In an age in which scientists explore the secrets beneath the ice in Antarctica, in which astronauts spread their wings of investigations into the eternal space of the skies, in which Indian whiz-kids in the Silicon Valley are testing the very validity of algorithms to master the behavior of the stock market prices, our bureaucrats are busy calculating the miles allowed per month on a vehicle used by an even more senior bureaucrat. In fact, as was intimated to me personally, this happened to a very senior officer serving in one of the Ministries today. Having lost all sense of proportion, instead of thinking afresh and big, they have succumbed to mere micromanaging of rudimentary issues which our olden-day civil servants used to delegate to a Chief Clerk. They have got used to thinking not small but puny.
This loss of space and time by our modern-day civil servants has paved the way for our politicians to interfere into a land where they have no navigational skills, nor any guiding compass. Left unto themselves, our bureaucrats would be capable of writing theses of how not to do a job. For them, the Temple of Service has become a shallow and empty shrine where the ancient relics and vestiges of the past are worshipped as omniscient and sanctified. Little do they know that a service once manned and managed by unreservedly imaginative and creative minds that were the best in the country, has become a living example of mediocrity. Into this mindset, when a hardening tool as FCID is introduced, these vultures of residue of the last regime, a glorious excuse is found in order not to execute the least harmful legislation, regulation or law.
This is the entrapment the current government willy-nilly set at the foot of our lethargic bureaucracy. As much as the landmark law that was introduced yesteryear by Felix Dias Bandaranaike in the then government headed by late Sirimavo Bandaranaike, under the guise of Administration of Justice Law no. 44 of 1973 was greatly injurious to the democratic genre of constitutional governing process that would have embraced accountability and transparency in the nineteen seventies, the modern-day FCID is a great tool in the hands of the government to discourage and deter blatantly corrupt practices of politicians and members of the civil service.

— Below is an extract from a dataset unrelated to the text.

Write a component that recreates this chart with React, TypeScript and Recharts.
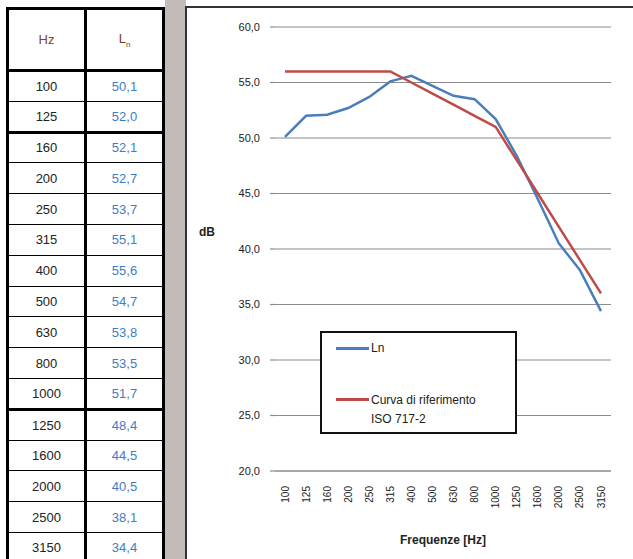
import React from 'react';
import { LineChart, Line, XAxis, YAxis, CartesianGrid } from 'recharts';

const frequencies = ['100', '125', '160', '200', '250', '315', '400', '500', '630', '800', '1000', '1250', '1600', '2000', '2500', '3150'];
const lnValues = [50.1, 52.0, 52.1, 52.7, 53.7, 55.1, 55.6, 54.7, 53.8, 53.5, 51.7, 48.4, 44.5, 40.5, 38.1, 34.4];
const refValues = [56, 56, 56, 56, 56, 56, 55, 54, 53, 52, 51, 48, 45, 42, 39, 36];
const yTicks = [20, 25, 30, 35, 40, 45, 50, 55, 60];

const FONT = '"Liberation Sans", Arial, sans-serif';
const BLUE = '#4a7ebb';
const RED = '#be4b48';

const fmt = (v: number) => v.toFixed(1).replace('.', ',');

const XTick = (props: any) => {
  const { x, y, payload } = props;
  return (
    <text
      x={x}
      y={y + 7}
      transform={`rotate(-90 ${x} ${y + 7})`}
      textAnchor='end'
      dominantBaseline='central'
      fontSize={10}
      fill='#222'
      fontFamily={FONT}
    >
      {payload.value}
    </text>
  );
};

const LegendBox = () => (
  <div
    style={{
      position: 'absolute',
      left: 133,
      top: 323,
      width: 197,
      height: 103,
      boxSizing: 'border-box',
      border: '2px solid #111',
      background: '#fff',
      fontFamily: FONT,
      fontSize: 12,
      color: '#222',
    }}
  >
    <div style={{ position: 'absolute', left: 14, top: 14, width: 33, height: 3, background: BLUE }} />
    <div style={{ position: 'absolute', left: 49, top: 8 }}>Ln</div>
    <div style={{ position: 'absolute', left: 14, top: 65, width: 33, height: 3, background: RED }} />
    <div style={{ position: 'absolute', left: 49, top: 58, lineHeight: '19px' }}>
      Curva di riferimento
      <br />
      ISO 717-2
    </div>
  </div>
);

export default function App() {
  const data = frequencies.map((f, i) => ({ hz: f, ln: lnValues[i], ref: refValues[i] }));

  const cell = (i: number, col: number): React.CSSProperties => ({
    borderLeft: '3px solid #000',
    borderRight: '3px solid #000',
    borderBottom: i === 1 || i === 10 ? '3px solid #000' : '1.5px solid #000',
    textAlign: 'center',
    padding: 0,
    color: col === 0 ? '#222' : '#3f7cc7',
  });

  return (
    <div
      style={{
        position: 'absolute',
        left: 0,
        top: 0,
        width: 633,
        height: 559,
        overflow: 'hidden',
        background: '#fff',
        fontFamily: FONT,
      }}
    >
      <table
        style={{
          position: 'absolute',
          left: 6,
          top: 7,
          borderCollapse: 'collapse',
          tableLayout: 'fixed',
          fontSize: 13,
          fontFamily: FONT,
        }}
      >
        <colgroup>
          <col style={{ width: 78 }} />
          <col style={{ width: 78 }} />
        </colgroup>
        <tbody>
          <tr style={{ height: 62 }}>
            <td style={{ border: '3px solid #000', textAlign: 'center', color: '#7a4a22' }}>Hz</td>
            <td style={{ border: '3px solid #000', textAlign: 'center', color: '#7a3a22' }}>
              L<sub style={{ fontSize: 8 }}>n</sub>
            </td>
          </tr>
          {data.map((d, i) => (
            <tr key={d.hz} style={{ height: 30.8 }}>
              <td style={cell(i, 0)}>{d.hz}</td>
              <td style={cell(i, 1)}>{fmt(d.ln)}</td>
            </tr>
          ))}
        </tbody>
      </table>

      <div
        style={{
          position: 'absolute',
          left: 165,
          top: 0,
          width: 21,
          height: 559,
          background: '#c2bbb7',
        }}
      />

      <div
        style={{
          position: 'absolute',
          left: 185,
          top: 6,
          width: 448,
          height: 553,
          borderLeft: '2px solid #333',
          borderTop: '2px solid #333',
          background: '#fff',
        }}
      >
        <LineChart
          width={448}
          height={553}
          data={data}
          margin={{ top: 19, right: 24, left: 0, bottom: 0 }}
        >
          <CartesianGrid vertical={false} stroke='#8c8c8c' strokeWidth={1.2} />
          <XAxis
            dataKey='hz'
            height={90}
            interval={0}
            padding={{ left: 10, right: 10 }}
            tick={<XTick />}
            tickLine={false}
            axisLine={{ stroke: '#8c8c8c', strokeWidth: 1.2 }}
            label={{
              value: 'Frequenze [Hz]',
              position: 'insideBottom',
              offset: 17,
              fontSize: 12,
              fontWeight: 'bold',
              fill: '#222',
              fontFamily: FONT,
            }}
          />
          <YAxis
            width={88}
            domain={[20, 60]}
            ticks={yTicks}
            interval={0}
            axisLine={false}
            tickSize={5}
            tickMargin={10}
            tickLine={{ stroke: '#8c8c8c', strokeWidth: 1.2 }}
            tickFormatter={fmt}
            tick={{ fontSize: 11, fill: '#222', fontFamily: FONT }}
          />
          <Line
            dataKey='ln'
            name='Ln'
            stroke={BLUE}
            strokeWidth={2.5}
            dot={false}
            isAnimationActive={false}
          />
          <Line
            dataKey='ref'
            name='Curva di riferimento ISO 717-2'
            stroke={RED}
            strokeWidth={2.5}
            dot={false}
            isAnimationActive={false}
          />
        </LineChart>
        <LegendBox />
        <div
          style={{
            position: 'absolute',
            left: 12,
            top: 217,
            fontSize: 12,
            fontWeight: 'bold',
            color: '#222',
          }}
        >
          dB
        </div>
      </div>
    </div>
  );
}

Wikipedia further iterates that ‘FCID was established by Minister of Public Order and Christian Affairs John Amaratunga on 26 February 2015 under the instructions from the Prime Minister Ranil Wickremesinghe. Financial Crimes Investigation Division is directly accountable for carrying out investigations throughout the island into serious financial fraud, misuse of state assets or funds, cases of a nature that require intellectual skills and complex detection. At times, the FCID carries out investigations pertaining to Government revenue. The FCID agencies are highly skilled in encountering the Major Financial Crimes, Frauds, Unsolicited Mega Projects, Major Financial Crimes against Public Property, Money Laundering, Terrorist financing and financial transaction, Illegal financial transaction, unlawful enrichments, and offences on financial crimes against National Security.
The FCID has utmost powers to arrest civilians, government workers and legislator from anywhere in Sri Lanka without getting approval from Attorney General or DIG of this unit. The suspect can be remanded by a Magistrate Court until further hearings. The Financial Crimes Investigation Division was formed on 26 February 2015 under the purview of Sri Lanka Police Service. FCID is directly responsible in handling the investigations on the corruption charges against the Rajapaksa Administration and the public service that involved in large-scale corruption which led to destabilize the Government revenue. FCID has also arrested several high profile ministers of Rajapaksa Administration including former Economy Development Minister Basil Rajapaksa’.
It is against these actions of FCID that opposition has manifested itself from the so-called Joint Opposition. Some of the leading members of the Joint Opposition, in fact, have been subjected to the vigorous examination of FCID and they have been remanded or action has been filed against them.
According to ‘the Library of Congress Country Studies and the CIA World Factbook’, “the judicial crisis of the early 1970s also served to promote long-term reforms that had been under consideration for more than twenty years. In 1973 the parliament passed the Administration of Justice Law, a bill to reorganize the entire judicial system…after Bandaranaike’s defeat in the 1977 elections, the new United National Party government and five chapters of the Administration of Justice Law, two (on criminal procedure and appeals) were replaced by the Code of Criminal Procedure Act of 1979, and a third (on the judiciary) was substantially amended by the 1978 Constitution”.
But there is a marked difference between then and now. In the seventies, our bureaucracy was manned by some extremely qualified and motivated civil servants. Now it’s the total opposite. Demanding a rigorous revamping of our bureaucracy is not as ludicrous as asking for ‘rice from the Moon’, I suppose.